Title: President, Atlanta Technical College
A veteran educator with more than 20 years of experience in secondary and post-secondary education, Dr. Alvetta Peterman Thomas is the only African-American woman leading a technical college in Georgia and the fifth president in the history of Atlanta Technical College.
Under Thomas’ leadership, enrollment at the college has increased to nearly 5,000 students per semester, and the career placement rate has remained above 98 percent. The college recently opened the Brenda Watts Jones Allied Health & Technology Complex, costing more than $14.8 million and spanning more than 70,000 square feet.
Before her appointment as president in 2008, Thomas served as vice president of academic affairs at the college. Prior to her arrival at Atlanta Tech in 1997, she served as executive director at Skills for Tomorrow Charter High School in Minneapolis, Minn., instructional support services coordinator at the Technical College System of Georgia, then known as the Georgia Department of Technical and Adult Education, education specialist at the U.S. Department of Defense, teacher and curriculum specialist in the Savannah Chatham County Schools and adjunct assistant professor at Alabama State University.

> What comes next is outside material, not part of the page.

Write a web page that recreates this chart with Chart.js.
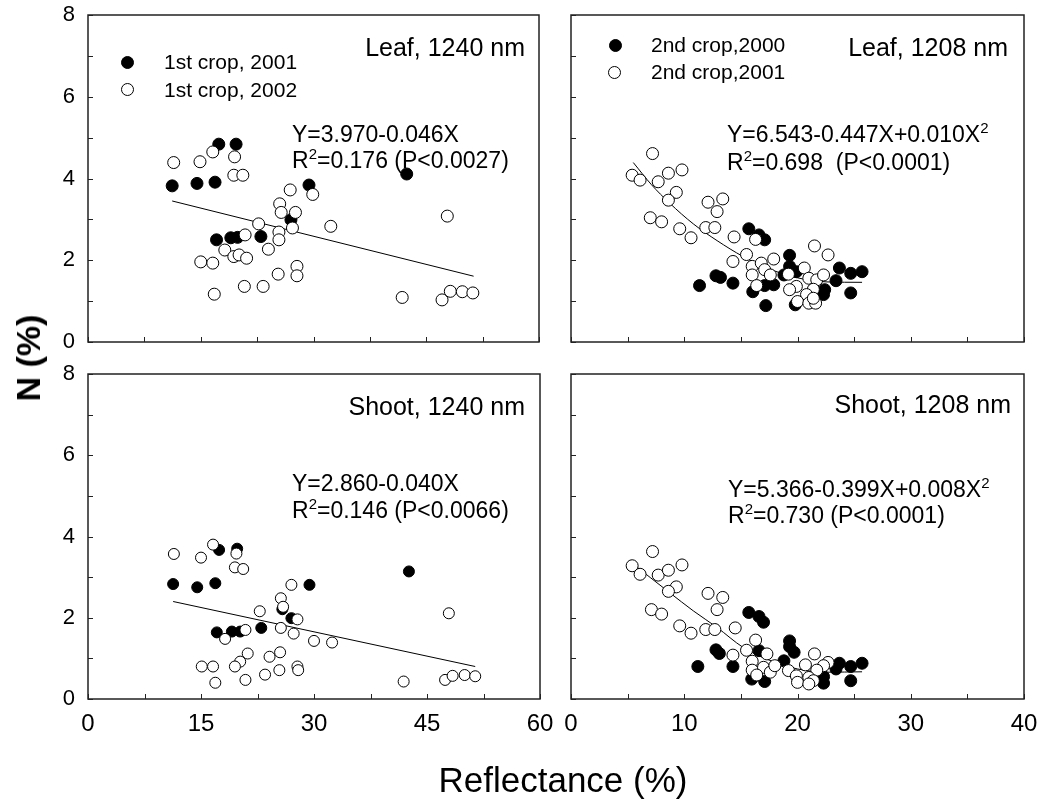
<!DOCTYPE html>
<html>
<head>
<meta charset="utf-8">
<script src="https://cdn.jsdelivr.net/npm/chart.js@4.4.0/dist/chart.umd.min.js"></script>
<style>
  body { margin: 0; width: 1043px; height: 805px; position: relative; overflow: hidden; background: #fff;
         font-family: Arial, "Liberation Sans", sans-serif; color: #000; }
  canvas { position: absolute; }
  .t { position: absolute; white-space: nowrap; line-height: 1; }
  .r { text-align: right; }
  .lab { font-size: 25px; }
  .eq { font-size: 23px; }
  .eq sup { font-size: 15px; vertical-align: 0; position: relative; top: -9px; }
  .leg { font-size: 21px; }
  .dot { position: absolute; width: 13px; height: 13px; border-radius: 50%; box-sizing: border-box; border: 1.3px solid #000; }
  .dot.fill { background: #000; }
  .dot.open { background: #fff; }
</style>
</head>
<body>
<canvas id="tl" width="529" height="387" style="left:40px;top:-15px"></canvas>
<canvas id="tr" width="508" height="387" style="left:546px;top:-15px"></canvas>
<canvas id="bl" width="530" height="425" style="left:40px;top:344px"></canvas>
<canvas id="br" width="508" height="425" style="left:546px;top:344px"></canvas>

<!-- panel labels -->
<div class="t lab r" style="right:518px;top:35px">Leaf, 1240 nm</div>
<div class="t lab r" style="right:35px;top:35px">Leaf, 1208 nm</div>
<div class="t lab r" style="right:518px;top:394px">Shoot, 1240 nm</div>
<div class="t lab r" style="right:32px;top:392px">Shoot, 1208 nm</div>

<!-- equations -->
<div class="t eq" style="left:292px;top:123px">Y=3.970-0.046X</div>
<div class="t eq" style="left:292px;top:149px">R<sup>2</sup>=0.176 (P&lt;0.0027)</div>
<div class="t eq" style="left:727px;top:123px">Y=6.543-0.447X+0.010X<sup>2</sup></div>
<div class="t eq" style="left:727px;top:151px">R<sup>2</sup>=0.698&nbsp; (P&lt;0.0001)</div>
<div class="t eq" style="left:292px;top:472px">Y=2.860-0.040X</div>
<div class="t eq" style="left:292px;top:499px">R<sup>2</sup>=0.146 (P&lt;0.0066)</div>
<div class="t eq" style="left:728px;top:478px">Y=5.366-0.399X+0.008X<sup>2</sup></div>
<div class="t eq" style="left:728px;top:504px">R<sup>2</sup>=0.730 (P&lt;0.0001)</div>

<!-- legends -->
<div class="dot fill" style="left:121px;top:56px"></div>
<div class="t leg" style="left:164px;top:51px">1st crop, 2001</div>
<div class="dot open" style="left:121px;top:83px"></div>
<div class="t leg" style="left:164px;top:79px">1st crop, 2002</div>
<div class="dot fill" style="left:609px;top:39px"></div>
<div class="t leg" style="left:651px;top:34px">2nd crop,2000</div>
<div class="dot open" style="left:608px;top:66px"></div>
<div class="t leg" style="left:651px;top:61px">2nd crop,2001</div>

<!-- axis titles -->
<div class="t" style="left:28px;top:358px;font-size:34px;font-weight:bold;transform:translate(-50%,-50%) rotate(-90deg)">N (%)</div>
<div class="t" style="left:563px;top:762px;font-size:35px;transform:translateX(-50%)">Reflectance (%)</div>

<script>
// Leaf, 1240 nm
const leaf1240Crop2001 = [[11.2,3.82],[14.5,3.88],[16.9,3.91],[17.4,4.84],[19.7,4.84],[17.1,2.50],[19.0,2.55],[19.9,2.56],
  [23.0,2.58],[27.0,2.99],[29.4,3.84],[42.4,4.11]];
const leaf1240Crop2002 = [[11.4,4.39],[14.9,4.41],[16.6,4.65],[19.5,4.53],[19.4,4.08],[20.6,4.08],[26.9,3.72],[29.9,3.61],
  [25.5,3.38],[25.7,3.17],[27.6,3.17],[22.7,2.89],[27.2,2.79],[32.3,2.83],[25.4,2.69],[20.9,2.62],[25.4,2.50],[18.2,2.25],
  [24.0,2.27],[19.4,2.09],[20.1,2.13],[21.1,2.05],[15.0,1.96],[16.6,1.93],[27.8,1.85],[27.8,1.62],[25.3,1.66],[20.8,1.36],
  [23.3,1.36],[16.8,1.17],[41.8,1.09],[47.8,3.08],[47.1,1.03],[48.2,1.24],[49.8,1.23],[51.2,1.20]];
const leaf1240Fit = [[11.2,3.45],[51.3,1.61]];

// Leaf, 1208 nm
const leaf1208Crop2000 = [[11.35,1.38],[12.8,1.62],[13.2,1.58],[14.3,1.44],[15.7,2.77],[16.6,2.62],[17.1,2.50],[16.05,1.23],
  [17.2,0.89],[17.1,1.38],[17.9,1.40],[18.8,1.64],[19.3,2.12],[19.3,1.85],[19.9,1.72],[19.8,0.91],[22.3,1.16],[22.4,1.28],
  [23.4,1.50],[23.7,1.81],[24.7,1.68],[24.7,1.20],[25.7,1.72]];
const leaf1208Crop2001 = [[7.2,4.61],[5.4,4.08],[6.1,3.96],[7.7,3.92],[8.6,4.13],[9.8,4.21],[9.3,3.66],[8.6,3.47],[7.0,3.04],
  [8.0,2.94],[9.6,2.77],[10.6,2.55],[12.1,3.42],[13.4,3.50],[12.9,3.19],[11.9,2.80],[12.7,2.80],[14.4,2.57],[16.3,2.51],
  [15.5,2.14],[14.3,1.97],[16.0,1.85],[16.0,1.64],[16.8,1.93],[17.9,2.03],[17.1,1.77],[17.6,1.64],[16.4,1.38],[19.2,1.66],
  [20.6,1.81],[19.9,1.36],[19.3,1.28],[21.0,1.56],[21.7,1.52],[21.5,2.35],[22.7,2.13],[22.3,1.64],[21.4,1.29],[20.8,1.16],
  [20.0,0.99],[21.0,0.95],[21.6,0.95],[21.4,1.07]];
const leaf1208Fit = [[5.5,4.39],[7.1,3.85],[8.7,3.40],[10.8,2.89],[12.9,2.48],[15.2,2.09],[17.3,1.81],[20.0,1.57],
  [22.6,1.47],[25.7,1.46]];

// Shoot, 1240 nm
const shoot1240Crop2001 = [[11.3,2.83],[14.5,2.75],[16.9,2.85],[17.4,3.67],[19.8,3.70],[17.1,1.64],[19.1,1.66],[20.2,1.66],
  [23.0,1.75],[25.8,2.21],[27.0,1.99],[29.4,2.81],[42.6,3.14]];
const shoot1240Crop2002 = [[11.4,3.57],[15.0,3.48],[16.6,3.80],[19.7,3.58],[19.5,3.24],[20.6,3.20],[27.0,2.81],[25.6,2.48],
  [25.9,2.27],[22.8,2.16],[27.8,1.96],[25.6,1.75],[20.9,1.70],[27.3,1.61],[18.2,1.48],[30.0,1.43],[32.4,1.39],[21.2,1.12],
  [20.2,0.92],[19.5,0.80],[24.1,1.04],[25.5,1.15],[15.1,0.80],[16.6,0.80],[27.8,0.80],[27.9,0.71],[25.4,0.71],[23.5,0.60],
  [20.9,0.47],[16.9,0.40],[41.9,0.43],[47.9,2.11],[47.4,0.47],[48.4,0.57],[50.0,0.59],[51.4,0.56]];
const shoot1240Fit = [[11.3,2.40],[51.4,0.80]];

// Shoot, 1208 nm
const shoot1208Crop2000 = [[11.2,0.80],[12.8,1.21],[13.1,1.12],[14.3,0.80],[15.7,2.13],[16.6,2.03],[17.0,1.89],[16.6,1.19],
  [15.96,0.49],[17.1,0.43],[18.8,0.94],[19.3,1.43],[19.3,1.29],[19.7,1.15],[22.3,0.39],[22.3,0.55],[23.4,0.74],[23.7,0.88],
  [24.7,0.80],[24.7,0.45],[25.7,0.88]];
const shoot1208Crop2001 = [[7.2,3.63],[5.4,3.28],[6.1,3.07],[7.7,3.05],[8.6,3.17],[9.8,3.30],[9.3,2.76],[8.6,2.65],[7.1,2.20],
  [8.0,2.09],[9.6,1.80],[10.6,1.62],[12.1,2.60],[13.4,2.50],[12.9,2.20],[11.9,1.71],[12.7,1.71],[14.5,1.75],[16.3,1.45],
  [15.5,1.20],[14.3,1.08],[16.0,0.93],[16.0,0.71],[17.3,1.11],[17.0,0.78],[17.6,0.66],[16.4,0.59],[18.0,0.82],[19.2,0.70],
  [20.7,0.84],[21.5,1.11],[22.7,0.90],[22.3,0.82],[21.7,0.71],[19.9,0.57],[21.0,0.53],[21.4,0.45],[20.0,0.41],[21.0,0.37]];
const shoot1208Fit = [[5.4,3.34],[7.0,2.99],[8.7,2.62],[10.8,2.17],[12.9,1.76],[15.2,1.27],[17.3,0.98],[20.0,0.74],
  [22.6,0.66],[25.7,0.67]];

const toXY = (arr) => arr.map(([x, y]) => ({ x, y }));

// box around the plot area plus inward tick marks
const framePlugin = {
  id: "frame",
  afterDraw(chart) {
    const { ctx, chartArea: a, scales } = chart;
    ctx.save();
    ctx.strokeStyle = "#222";
    ctx.lineWidth = 1.5;
    ctx.strokeRect(a.left, a.top, a.right - a.left, a.bottom - a.top);
    ctx.lineWidth = 1;
    ctx.beginPath();
    scales.y.ticks.forEach((t) => {
      const py = Math.round(scales.y.getPixelForValue(t.value)) + 0.5;
      ctx.moveTo(a.left, py);
      ctx.lineTo(a.left + 5, py);
    });
    scales.x.ticks.forEach((t) => {
      const px = Math.round(scales.x.getPixelForValue(t.value)) + 0.5;
      ctx.moveTo(px, a.bottom);
      ctx.lineTo(px, a.bottom - 5);
    });
    ctx.stroke();
    ctx.restore();
  },
};

function makePanel(id, opt) {
  const ctx = document.getElementById(id).getContext("2d");
  return new Chart(ctx, {
    type: "scatter",
    data: {
      datasets: [
        {
          label: opt.openLabel,
          data: toXY(opt.open),
          backgroundColor: "#fff",
          borderColor: "#000",
          borderWidth: 1,
          pointRadius: opt.r,
        },
        {
          label: opt.fillLabel,
          data: toXY(opt.fill),
          backgroundColor: "#000",
          borderColor: "#000",
          borderWidth: 1,
          pointRadius: opt.r,
        },
        {
          label: "fit",
          data: toXY(opt.fit),
          showLine: true,
          borderColor: "#000",
          borderWidth: 1,
          pointRadius: 0,
          cubicInterpolationMode: "monotone",
        },
      ],
    },
    options: {
      responsive: false,
      animation: false,
      events: [],
      layout: { padding: { top: 30, right: 30, left: 0, bottom: 0 } },
      plugins: { legend: { display: false }, tooltip: { enabled: false } },
      scales: {
        x: {
          type: "linear",
          min: 0,
          max: opt.xMax,
          grid: { display: false, drawTicks: false },
          border: { display: false },
          ticks: {
            display: opt.showX,
            stepSize: opt.xStep,
            autoSkip: false,
            maxRotation: 0,
            padding: 11,
            color: "#000",
            font: { family: "Arial, 'Liberation Sans', sans-serif", size: 24 },
            callback: (v) => (v % (opt.xStep * 2) === 0 ? v : ""),
          },
          afterFit: (s) => { s.height = opt.xH; },
        },
        y: {
          type: "linear",
          min: 0,
          max: 8,
          grid: { display: false, drawTicks: false },
          border: { display: false },
          ticks: {
            display: opt.showY,
            stepSize: 1,
            autoSkip: false,
            padding: 13,
            color: "#000",
            font: { family: "Arial, 'Liberation Sans', sans-serif", size: 22 },
            callback: (v) => (v % 2 === 0 ? v : ""),
          },
          afterFit: (s) => { s.width = opt.yW; },
        },
      },
    },
    plugins: [framePlugin],
  });
}

makePanel("tl", {
  fill: leaf1240Crop2001, open: leaf1240Crop2002, fit: leaf1240Fit,
  fillLabel: "1st crop, 2001", openLabel: "1st crop, 2002",
  xMax: 60, xStep: 7.5, showX: false, showY: true, r: 6, xH: 30, yW: 48,
});
makePanel("tr", {
  fill: leaf1208Crop2000, open: leaf1208Crop2001, fit: leaf1208Fit,
  fillLabel: "2nd crop,2000", openLabel: "2nd crop,2001",
  xMax: 40, xStep: 5, showX: false, showY: false, r: 6, xH: 30, yW: 25,
});
makePanel("bl", {
  fill: shoot1240Crop2001, open: shoot1240Crop2002, fit: shoot1240Fit,
  fillLabel: "1st crop, 2001", openLabel: "1st crop, 2002",
  xMax: 60, xStep: 7.5, showX: true, showY: true, r: 5.5, xH: 70, yW: 48,
});
makePanel("br", {
  fill: shoot1208Crop2000, open: shoot1208Crop2001, fit: shoot1208Fit,
  fillLabel: "2nd crop,2000", openLabel: "2nd crop,2001",
  xMax: 40, xStep: 5, showX: true, showY: false, r: 6, xH: 70, yW: 25,
});
</script>
</body>
</html>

Thomas has shared her knowledge of best practices in post-secondary education in presentations at various conferences, including the COC-SACS Annual Meeting, the Annual Conference for the Association for Integrative Studies and the Georgia Tech Prep Conference.
Among her many accolades, she has been honored by the National Science Foundation, U.S. House of Representatives and the DTAE/UGA Community and Technical College Leadership Initiative, of which she was a first-cohort graduate.